I know that $\Sigma_{1,1}=V(x_0x_3-x_1x_2)$ and that I can write $\Sigma_{2,1}=V(x_0x_3-x_1x_2;x_2x_5-x_4x_3;x_0x_5-x_1x_4)$
while the twisted cubic as
$C=V(x_0x_3-x_1x_2; x_1x_3-{x_2}^2; x_0x_2-{x_1}^2)$.

So both surfaces are in the zero locus of the quadric $x_0x_3-x_1x_2$. What I would neeed then is a 3-plane embodying the two constraints $x_1x_3={x_2}^2; x_0x_2={x_1}^2$ do these two equations define a 3-plane in $\mathbb{P}^5$?

Answer 1

You're really quite close to the solution now that you've written things down.

$\Sigma_{2,1}=V(x_0x_3-x_1x_2;x_2x_5-x_4x_3;x_0x_5-x_1x_4)$
while the twisted cubic as
$C=V(x_0x_3-x_1x_2; x_1x_3-{x_2}^2; x_0x_2-{x_1}^2)$.
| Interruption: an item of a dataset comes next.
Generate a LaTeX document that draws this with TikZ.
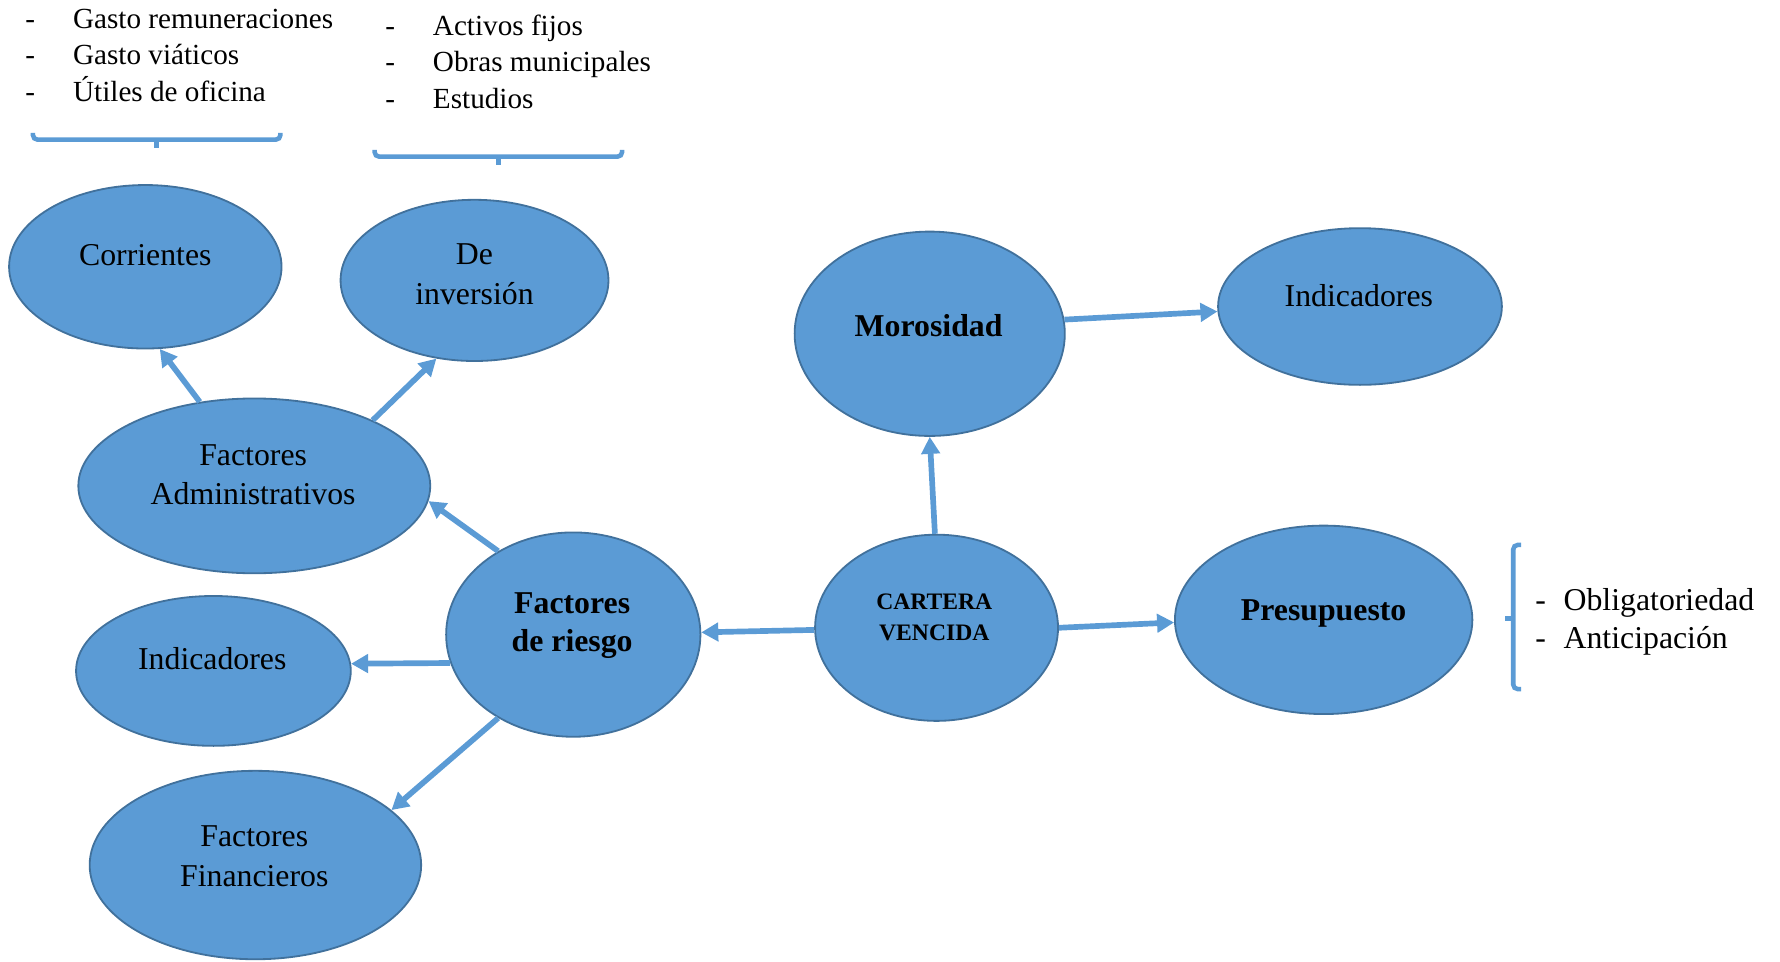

Can we impose some linear conditions so that the last equations match the first equations?

Hint:

Intersecting with a 3-plane is equivalent to enforcing two linear conditions. We notice that $x_4$ and $x_5$ appear in the first equations but not the second, so enforcing two linear relations of the form $x_4=\sum_{i=0}^{i=3} c_ix_i$ and $x_5=\sum_{i=0}^{i=3} d_ix_i$ would let us eliminate $x_4$ and $x_5$ via intersecting with a 3-plane. What relations should we impose?

Full solution:

If we enforce $x_4=x_1$ and $x_5=x_2$, we get that the equations for $\Sigma_{2,1}$ turn in to $V(x_0x_3-x_1x_2, x_2^2-x_1x_3, x_0x_2-x_1^2)$ which after flipping the sign on the second equation exactly match the equations of the twisted cubic. Since $V(x_1=x_4,x_2=x_5)$ determines a copy of $\Bbb P^3$, we see that our intersection $V(x_0x_3-x_1x_2;x_2x_5-x_4x_3;x_0x_5-x_1x_4)\cap V(x_1=x_4,x_2=x_5)$ exactly gives us a copy of the twisted cubic.